Okay, you back? Good.
Whether you have $100.00 or not is irrelevant. If your game is good, you should be able to get it out there and played despite Steam, or the App Store, or the Play Marketplace. Some of the most successful people in the history of our species chose to face the adversity of people and fees telling them no, with “heh, watch me do this anyway”.
There are plenty of awesome devs out there who definitely deserve recognition and high sales numbers. But you know what?
Deserve has absolutely nothing, and I mean nothing to do with this. Not one single solitary thing. You know what? I deserve to win the lottery. I can find 10 people to agree with me on that. It does not mean I am going to win. I could wait forever, and keep paying the “bad at math” tax. Or, I could go out, and try to make something to sell to people and climb the ladder. Oh, here’s a bonus, I could also try to make something I happen to love. That lessens the sting. But it won’t amount to a hill of beans unless I am willing to use any means at my disposal to get what I make out there. That means enlisting anyone I can get to listen to me. That means making hard choices sometimes. It means listening, and conversing and making a full effort each day. It might sound like cheap cliche team building bullshit, but there is truth in it.

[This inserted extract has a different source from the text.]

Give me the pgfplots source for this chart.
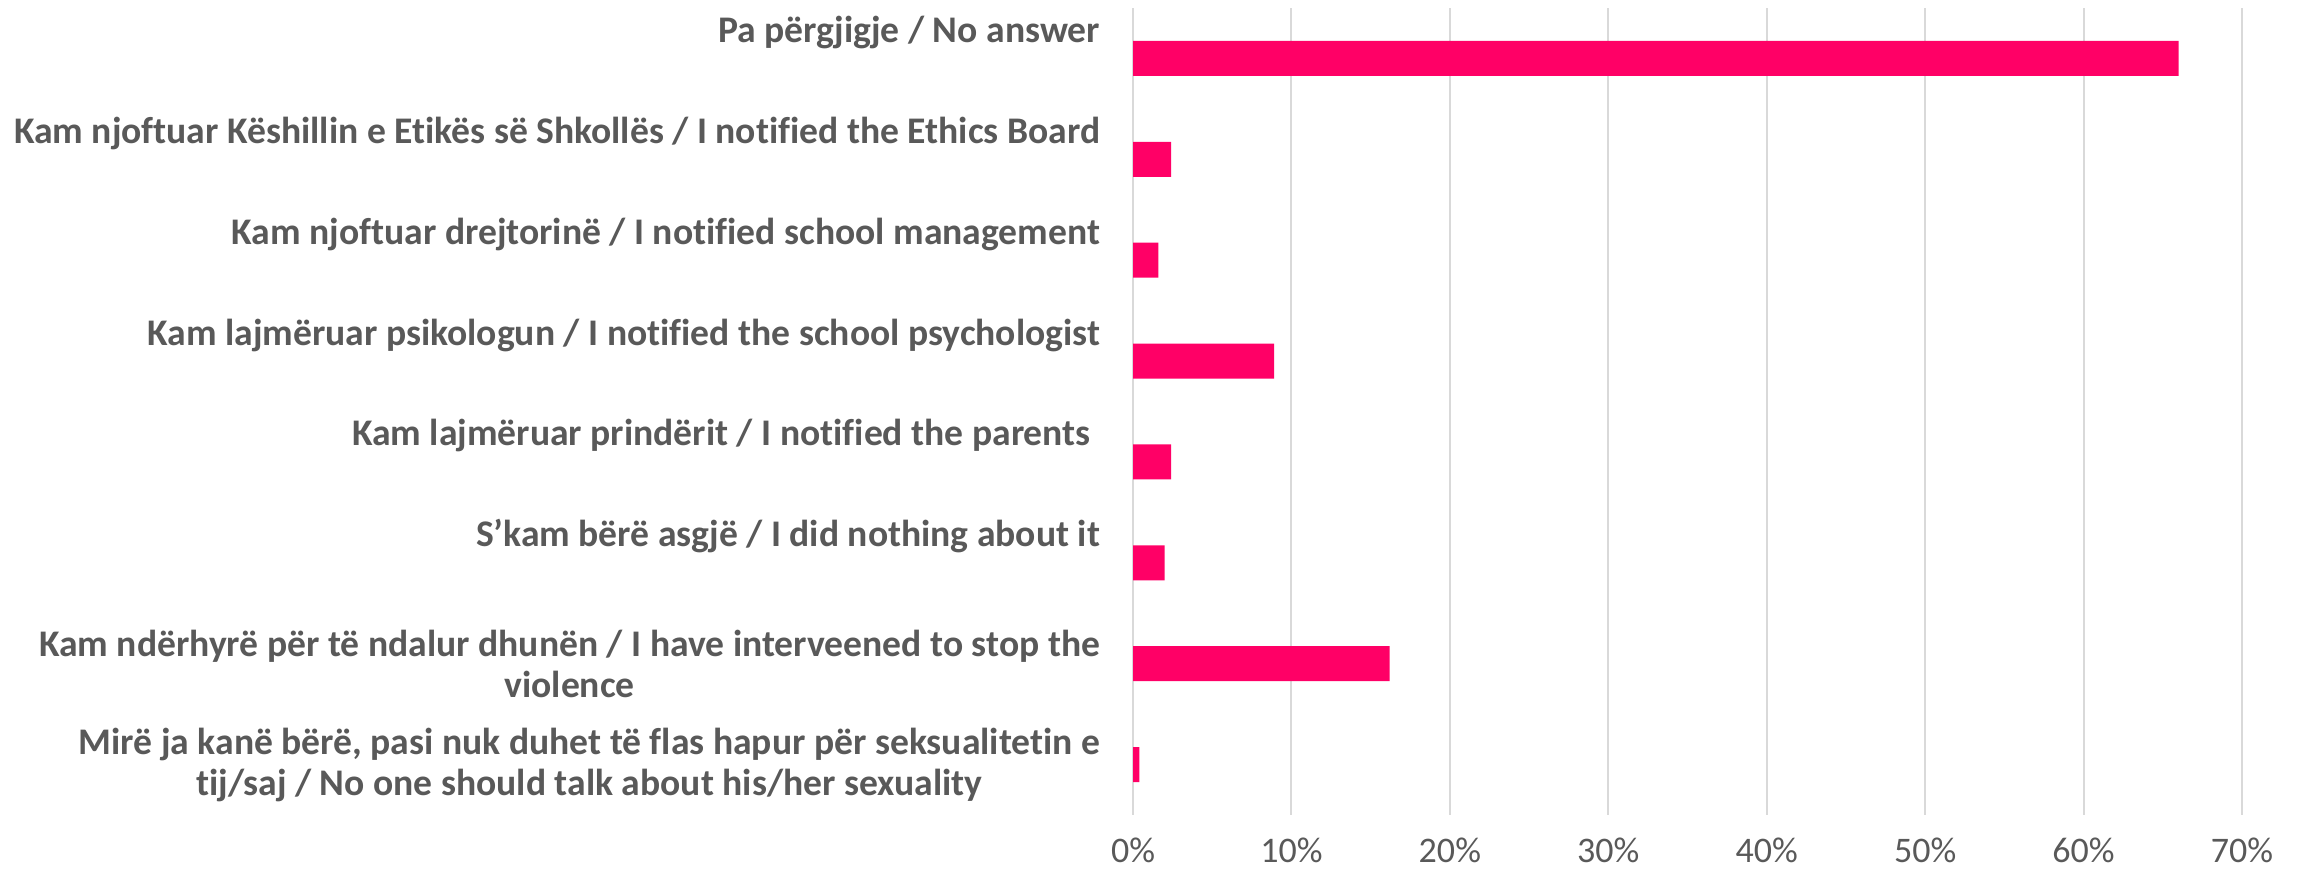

That means, doing whatever I can to get people to play Double Cluepon’s games, to promote the company, and the people in it…and here’s the real ass kicker: doing it with absolutely no guarantee of success whatsoever.
I said on twitter, you should be able to get 10 people in your life to donate $10 a piece to cover the entry into Steam. Maybe that was a bit too simplistic. You should be able to get 10 people to commit to tell 10 other people about your game and get them to play. Convert those into sales, and then get those 100 people to do the same thing. That’s the hard bit. Steam is willing to help in this regard, for $100.00 bucks. (and if you think that’s steep, look at booth prices for a convention…) But if you can’t afford that, then you do it yourself. Like Valve did. Like Activision did. Like Bungie did. I’ll tell you something else: you will be better for it. Facing adversity never makes you weaker. It makes you stronger.
If you do that, you don’t need Steam per se. If you do that, you might find that your success leads you to an extra $100.00 of disposable income.
Whether you choose to use that to enter your game into Greenlight is your choice.











So to be in the Real Game Developer Club, you have to go through some certain amount of adversity? Like hazing.